The PAGES-2k synthesis

Guest commentary by Darrell Kaufman (N. Arizona U.)

In a major step forward in proxy data synthesis, the PAst Global Changes (PAGES) 2k Consortium has just published a suite of continental scale reconstructions of temperature for the past two millennia in Nature Geoscience. More information about the study and its implications are available at the FAQ on the PAGES website and the datasets themselves are available at NOAA Paleoclimate.

The main conclusion of the study is that the most coherent feature in nearly all of the regional temperature reconstructions is a long-term cooling trend, which ended late in the 19th century, and which was followed by a warming trend in the 20th C. The 20th century in the reconstructions ranks as the warmest or nearly the warmest century in all regions except Antarctica. During the last 30-year period in the reconstructions (1971-2000 CE), the average reconstructed temperature among all of the regions was likely higher than anytime in at least ~1400 years. Interestingly, temperatures did not fluctuate uniformly among all regions at multi-decadal to centennial scales. For example, there were no globally synchronous multi-decadal warm or cold intervals that define a worldwide Medieval Warm Period or Little Ice Age. Cool 30-year periods between the years 830 and 1910 CE were particularly pronounced during times of weak solar activity and strong tropical volcanic eruptions and especially if both phenomena often occurred simultaneously.

Figure: Thirty-year mean relative temperatures for the seven PAGES 2k continental-scale regions arranged vertically from north to south.

The origin of the ‘PAGES 2k Network‘ and its activities can be found here and consists of nearly 80 individual collaborators. The Consortium’s collection of local expertise and proxy records was transformed into a synthesis by a smaller team of lead authors, but the large author list recognizes that the expertise of the wider team was essential in increasing the range of data used and interpreting it.

In addition to the background available at the FAQ, I think it is important to also highlight some aspects of the analytical procedures behind the study and the vital contributions of three young co-authors.

The benefit of the ‘regions-up’ approach embodied in the PAGES-2k consortium is that it made it easy to take advantage of local expertise and include a large amount of new data that would have been more difficult to assemble for a centralized global reconstruction. However, being decentralized, the groups in different regions opted for different methodologies for building their default reconstructions. While justifiable, this does raise a question about the impact different methodologies would have.
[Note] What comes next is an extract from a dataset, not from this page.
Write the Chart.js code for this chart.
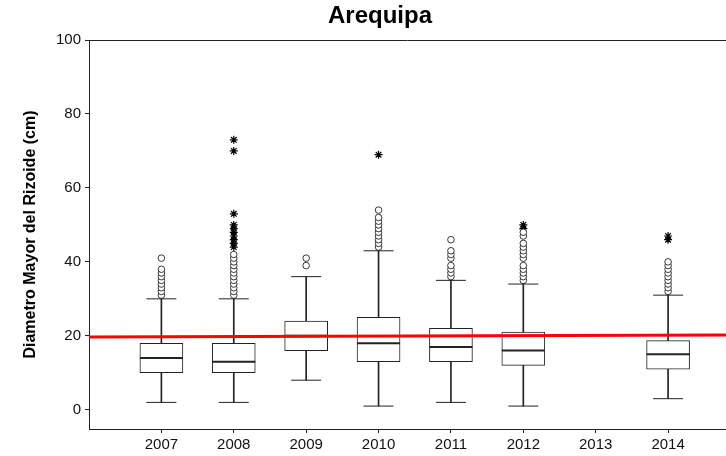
<!DOCTYPE html>
<html lang="es">
  <head>
    <meta charset="UTF-8" />
    <title>Arequipa</title>
    <script src="https://cdn.jsdelivr.net/npm/chart.js"></script>
    <style>
      body { margin: 0; background: #ffffff; }
      .chart-box { width: 726px; height: 456px; }
    </style>
  </head>
  <body>
    <div class="chart-box"><canvas id="chart"></canvas></div>

    <script>
      // one entry per year, 2013 has no samples
      const years = [2007, 2008, 2009, 2010, 2011, 2012, 2013, 2014];
      const whiskerLow = [2, 2, 8, 1, 2, 1, null, 3];
      const q1 = [10, 10, 16, 13, 13, 12, null, 11];
      const median = [14, 13, 20, 18, 17, 16, null, 15];
      const q3 = [18, 18, 24, 25, 22, 21, null, 18.7];
      const whiskerHigh = [30, 30, 36, 43, 35, 34, null, 31];

      const outlierCircles = [
        [31, 32, 33, 34, 35, 36, 37, 38, 41],
        [31, 32, 33, 34, 35, 36, 37, 38, 39, 40, 41, 42],
        [39, 41],
        [44, 45, 46, 47, 48, 49, 50, 51, 52, 54],
        [36, 37, 38, 39, 41, 42, 43, 46],
        [35, 36, 37, 38, 39, 41, 42, 43, 44, 45, 47, 48],
        [],
        [32, 33, 34, 35, 36, 37, 38, 39, 40]
      ];
      const outlierStars = [
        [],
        [44, 45, 46, 47, 48, 49, 50, 53, 70, 73],
        [],
        [69],
        [],
        [49, 50],
        [],
        [46, 47]
      ];

      const yTicks = [0, 20, 40, 60, 80, 100];
      const refLineX = [2006, 2014.8];
      const refLineY = [19.7, 20.2];

      const ink = "#222222";

      function ranges(lo, hi) {
        const out = [];
        years.forEach((yr, i) => {
          if (lo[i] !== null) out.push({ x: yr, y: [lo[i], hi[i]] });
        });
        return out;
      }

      function points(...lists) {
        const out = [];
        lists.forEach((list) => {
          years.forEach((yr, i) => {
            if (list[i] !== null) out.push({ x: yr, y: list[i] });
          });
        });
        return out;
      }

      function outlierPoints(lists) {
        const out = [];
        lists.forEach((vals, i) => {
          vals.forEach((v) => out.push({ x: years[i], y: v }));
        });
        return out;
      }

      // top border of the plot area
      const framePlugin = {
        id: "frame",
        afterDraw(chart) {
          const { ctx, chartArea } = chart;
          ctx.save();
          ctx.strokeStyle = ink;
          ctx.lineWidth = 1;
          ctx.beginPath();
          ctx.moveTo(chartArea.left, chartArea.top + 0.5);
          ctx.lineTo(chartArea.right, chartArea.top + 0.5);
          ctx.stroke();
          ctx.restore();
        },
      };

      Chart.defaults.font.family = "'Liberation Sans', Arial, sans-serif";
      Chart.defaults.color = "#111111";

      new Chart(document.getElementById("chart"), {
        type: "bar",
        data: {
          datasets: [
            {
              type: "line",
              data: refLineX.map((x, i) => ({ x: x, y: refLineY[i] })),
              borderColor: "#ff0000",
              borderWidth: 3,
              pointRadius: 0,
              order: 0,
            },
            {
              type: "scatter",
              data: points(median),
              pointStyle: "line",
              radius: 21.5,
              borderColor: ink,
              borderWidth: 2,
              order: 1,
            },
            {
              type: "scatter",
              data: points(whiskerLow, whiskerHigh),
              pointStyle: "line",
              radius: 15,
              borderColor: ink,
              borderWidth: 1,
              order: 1,
            },
            {
              type: "scatter",
              data: outlierPoints(outlierCircles),
              pointStyle: "circle",
              radius: 3.3,
              backgroundColor: "#ffffff",
              borderColor: ink,
              borderWidth: 0.9,
              order: 1,
            },
            {
              type: "scatter",
              data: outlierPoints(outlierStars),
              pointStyle: "star",
              radius: 4,
              borderColor: "#000000",
              borderWidth: 1.2,
              order: 1,
            },
            {
              data: ranges(q1, q3),
              barThickness: 43,
              backgroundColor: "#ffffff",
              borderColor: ink,
              borderWidth: 1,
              borderSkipped: false,
              grouped: false,
              order: 2,
            },
            {
              data: ranges(whiskerLow, whiskerHigh),
              barThickness: 1,
              backgroundColor: ink,
              borderWidth: 0,
              grouped: false,
              order: 3,
            },
          ],
        },
        options: {
          responsive: true,
          maintainAspectRatio: false,
          animation: false,
          layout: {
            autoPadding: false,
            padding: { left: 34, right: 0, top: 0, bottom: 0 },
          },
          plugins: {
            legend: { display: false },
            tooltip: { enabled: false },
            title: {
              display: true,
              text: "Arequipa",
              color: "#000000",
              font: { size: 24, weight: "bold" },
              padding: { top: 2, bottom: 9.2 },
            },
          },
          scales: {
            x: {
              type: "linear",
              min: 2006,
              max: 2014.8,
              offset: false,
              afterBuildTicks: (s) => {
                s.ticks = years.map((v) => ({ value: v }));
              },
              afterFit: (s) => {
                s.height = 27;
                s.paddingLeft = 0;
                s.paddingRight = 0;
              },
              ticks: {
                padding: 3,
                font: { size: 15 },
                callback: (v) => String(v),
              },
              grid: {
                offset: false,
                drawOnChartArea: false,
                tickLength: 4,
                color: ink,
              },
              border: { color: ink, width: 1 },
            },
            y: {
              min: -5.2,
              max: 100,
              afterBuildTicks: (s) => {
                s.ticks = yTicks.map((v) => ({ value: v }));
              },
              afterFit: (s) => {
                s.width = 55;
              },
              ticks: { padding: 4, font: { size: 15 } },
              grid: { drawOnChartArea: false, tickLength: 4, color: ink },
              border: { color: ink, width: 1 },
              title: {
                display: true,
                text: "Diametro Mayor del Rizoide (cm)",
                color: "#000000",
                font: { size: 16, weight: "bold" },
                padding: { top: -12.6, bottom: 0 },
              },
            },
          },
        },
        plugins: [framePlugin],
      });
    </script>
  </body>
</html>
To address this, the synthesis team (ably led by Nicholas McKay) applied three particular reconstruction methods to all of the regions, as well as looking at the basic area-averaged and weighted composites. He further analyzed the site-level records individually and without many of the assumptions that underlie the regional temperature reconstructions. These results show that the long-term cooling trend and recent warming are dominant features of the dataset however you analyze it. There is a sizable fraction of the records that do not conform to the continental averages, highlighting the spatial variability and/or the noise level in specific proxies.

One of the new procedures used to reconstruct temperature is an approach developed by Sami Hanhijärvi (U. Helsinki), which was also recently applied to the North Atlantic region. The method (PaiCo) relies on pairwise comparisons to arrive at a time series that integrates records with differing temporal resolutions and relaxes assumptions about the relation between the proxy series and temperature. Hanhijärvi applied this procedure to the proxy data from each of the continental-scale regions and found that reconstructions using different approaches are similar and generally support the primary conclusions of the study.